- _RECORDED INFORMATION_:
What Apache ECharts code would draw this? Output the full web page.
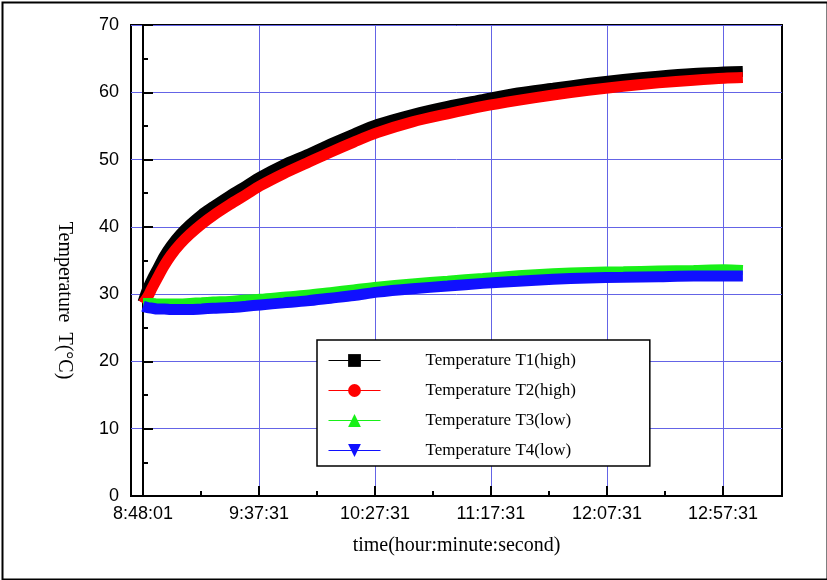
<!DOCTYPE html>
<html><head><meta charset="utf-8">
<script src="https://cdn.jsdelivr.net/npm/echarts@6/dist/echarts.min.js"></script>
<style>html,body{margin:0;padding:0;background:#fff}#c{width:827px;height:580px}</style>
</head><body><div id="c"></div>
<script>
// elapsed time since 8:48:01, in minutes
const elapsedMin = [0, 2, 4, 6, 9, 12, 16, 20, 25, 30, 37, 44, 50, 60, 70, 80, 90, 100, 115, 130, 145, 160, 175, 190, 205, 220, 235, 248, 256];
const t1High = [28.8, 30.8, 32.3, 33.6, 35.6, 37.2, 38.9, 40.3, 41.8, 43.0, 44.6, 46.1, 47.4, 49.2, 50.7, 52.3, 53.8, 55.2, 56.7, 57.9, 58.9, 59.9, 60.6, 61.3, 61.9, 62.4, 62.8, 63.0, 63.1];
const t2High = [28.6, 29.6, 31.0, 32.3, 34.2, 35.8, 37.5, 38.9, 40.4, 41.7, 43.3, 44.8, 46.1, 47.9, 49.5, 51.1, 52.6, 54.0, 55.6, 56.8, 57.9, 58.8, 59.6, 60.3, 60.9, 61.4, 61.8, 62.1, 62.2];
const t3Low = [28.7, 28.7, 28.7, 28.6, 28.6, 28.6, 28.6, 28.7, 28.8, 28.9, 29.0, 29.2, 29.3, 29.6, 29.9, 30.3, 30.7, 31.1, 31.6, 32.0, 32.4, 32.8, 33.1, 33.3, 33.4, 33.5, 33.6, 33.7, 33.6];
const t4Low = [28.2, 28.0, 27.9, 27.8, 27.8, 27.7, 27.7, 27.7, 27.8, 27.9, 28.0, 28.2, 28.4, 28.7, 29.0, 29.4, 29.8, 30.3, 30.8, 31.2, 31.6, 31.9, 32.2, 32.4, 32.5, 32.6, 32.7, 32.7, 32.7];

const seriesNames = ['Temperature T1(high)', 'Temperature T2(high)', 'Temperature T3(low)', 'Temperature T4(low)'];
const tickMinutes = [0, 49.5, 99, 148.5, 198, 247.5];
const tickLabels = ['8:48:01', '9:37:31', '10:27:31', '11:17:31', '12:07:31', '12:57:31'];
const minorTickMinutes = [24.75, 74.25, 123.75, 173.25, 222.75];
const xRange = [-5.12, 272.7];
const yTicks = [0, 10, 20, 30, 40, 50, 60, 70];

const zip = (ys) => elapsedMin.map((x, i) => [x, ys[i]]);
const chart = echarts.init(document.getElementById('c'), null, {renderer: 'canvas'});

const gridPos = {left: 131, right: 45, top: 25, bottom: 84};
const sans = 'Liberation Sans';
const serif = 'Liberation Serif';
const gridColor = '#6464e6';

function mkSeries(name, ys, color, symbol, width, rot) {
  return {
    name, type: 'line', data: zip(ys), xAxisIndex: 0, yAxisIndex: 0,
    showSymbol: false, symbol, symbolSize: 12, symbolRotate: rot || 0,
    smooth: 0.3, lineStyle: {color, width}, itemStyle: {color},
    silent: true, animation: false
  };
}

chart.setOption({
  animation: false,
  backgroundColor: '#fff',
  grid: [
    Object.assign({show: true, borderColor: '#000', borderWidth: 2, backgroundColor: 'transparent'}, gridPos),
    Object.assign({show: false}, gridPos)
  ],
  xAxis: [{
    type: 'value', gridIndex: 0, min: xRange[0], max: xRange[1],
    name: 'time(hour:minute:second)', nameLocation: 'middle', nameGap: 40,
    nameTextStyle: {fontFamily: serif, fontSize: 20, color: '#000'},
    axisLine: {show: true, lineStyle: {color: '#000', width: 2}},
    axisTick: {show: true, inside: true, length: 10, customValues: tickMinutes, lineStyle: {color: '#000', width: 2}},
    axisLabel: {customValues: tickMinutes, fontFamily: sans, fontSize: 18, color: '#000', margin: 9,
      formatter: (v) => { const i = tickMinutes.findIndex(t => Math.abs(t - v) < 1e-6); return i >= 0 ? tickLabels[i] : ''; }},
    splitLine: {show: true, lineStyle: {color: gridColor, width: 1}}
  }, {
    type: 'value', gridIndex: 1, min: xRange[0], max: xRange[1],
    axisLine: {show: false},
    axisTick: {show: true, inside: true, length: 5, customValues: minorTickMinutes, lineStyle: {color: '#000', width: 2}},
    axisLabel: {show: false}, splitLine: {show: false}
  }],
  yAxis: [{
    type: 'value', gridIndex: 0, min: yTicks[0], max: yTicks[yTicks.length - 1], interval: 10,
    name: 'Temperature  T(°C)', nameLocation: 'middle', nameGap: 57, nameRotate: -90,
    nameTextStyle: {fontFamily: serif, fontSize: 20, color: '#000', padding: [0, 0, 0, 80]},
    axisLine: {show: true, lineStyle: {color: '#000', width: 2}},
    axisTick: {show: true, inside: true, length: 10, lineStyle: {color: '#000', width: 2}},
    minorTick: {show: true, splitNumber: 2, length: 5, lineStyle: {color: '#000', width: 2}},
    axisLabel: {fontFamily: sans, fontSize: 18, color: '#000', margin: 12},
    splitLine: {show: true, lineStyle: {color: gridColor, width: 1}}
  }, {
    type: 'value', gridIndex: 1, min: 0, max: 70, show: false
  }],
  legend: {
    data: seriesNames, orient: 'vertical', left: 317, top: 340,
    padding: [12, 74, 7, 11], itemWidth: 52, itemHeight: 16, itemGap: 13,
    backgroundColor: '#fff', borderColor: '#000', borderWidth: 1.5, borderRadius: 0,
    lineStyle: {width: 1},
    selectedMode: false,
    textStyle: {fontFamily: serif, fontSize: 17, color: '#000',
      rich: {t: {fontFamily: serif, fontSize: 17, color: '#000', padding: [0, 0, 0, 40], lineHeight: 16}}},
    formatter: (n) => '{t|' + n + '}'
  },
  series: [
    mkSeries(seriesNames[0], t1High, '#000000', 'rect', 11),
    mkSeries(seriesNames[1], t2High, '#ff0000', 'circle', 11),
    mkSeries(seriesNames[2], t3Low, '#18f018', 'triangle', 10),
    mkSeries(seriesNames[3], t4Low, '#1010ff', 'triangle', 11, 180)
  ],
  graphic: [{
    type: 'rect', left: 0, top: 0, silent: true, z: 100,
    shape: {x: 1, y: 1, width: 825, height: 577},
    style: {fill: 'none', stroke: '#000', lineWidth: 2}
  }]
});
</script></body></html>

- _WHAT THE EXERCISE ASKS_: Restate, line by line and word for word, everything from the top of the material through the line that contains "32.7, 32.7, 32.7];". Leave pictures out.

- _COMPLETE RESPONSE_:
What Apache ECharts code would draw this? Output the full web page.
<!DOCTYPE html>
<html><head><meta charset="utf-8">
<script src="https://cdn.jsdelivr.net/npm/echarts@6/dist/echarts.min.js"></script>
<style>html,body{margin:0;padding:0;background:#fff}#c{width:827px;height:580px}</style>
</head><body><div id="c"></div>
<script>
// elapsed time since 8:48:01, in minutes
const elapsedMin = [0, 2, 4, 6, 9, 12, 16, 20, 25, 30, 37, 44, 50, 60, 70, 80, 90, 100, 115, 130, 145, 160, 175, 190, 205, 220, 235, 248, 256];
const t1High = [28.8, 30.8, 32.3, 33.6, 35.6, 37.2, 38.9, 40.3, 41.8, 43.0, 44.6, 46.1, 47.4, 49.2, 50.7, 52.3, 53.8, 55.2, 56.7, 57.9, 58.9, 59.9, 60.6, 61.3, 61.9, 62.4, 62.8, 63.0, 63.1];
const t2High = [28.6, 29.6, 31.0, 32.3, 34.2, 35.8, 37.5, 38.9, 40.4, 41.7, 43.3, 44.8, 46.1, 47.9, 49.5, 51.1, 52.6, 54.0, 55.6, 56.8, 57.9, 58.8, 59.6, 60.3, 60.9, 61.4, 61.8, 62.1, 62.2];
const t3Low = [28.7, 28.7, 28.7, 28.6, 28.6, 28.6, 28.6, 28.7, 28.8, 28.9, 29.0, 29.2, 29.3, 29.6, 29.9, 30.3, 30.7, 31.1, 31.6, 32.0, 32.4, 32.8, 33.1, 33.3, 33.4, 33.5, 33.6, 33.7, 33.6];
const t4Low = [28.2, 28.0, 27.9, 27.8, 27.8, 27.7, 27.7, 27.7, 27.8, 27.9, 28.0, 28.2, 28.4, 28.7, 29.0, 29.4, 29.8, 30.3, 30.8, 31.2, 31.6, 31.9, 32.2, 32.4, 32.5, 32.6, 32.7, 32.7, 32.7];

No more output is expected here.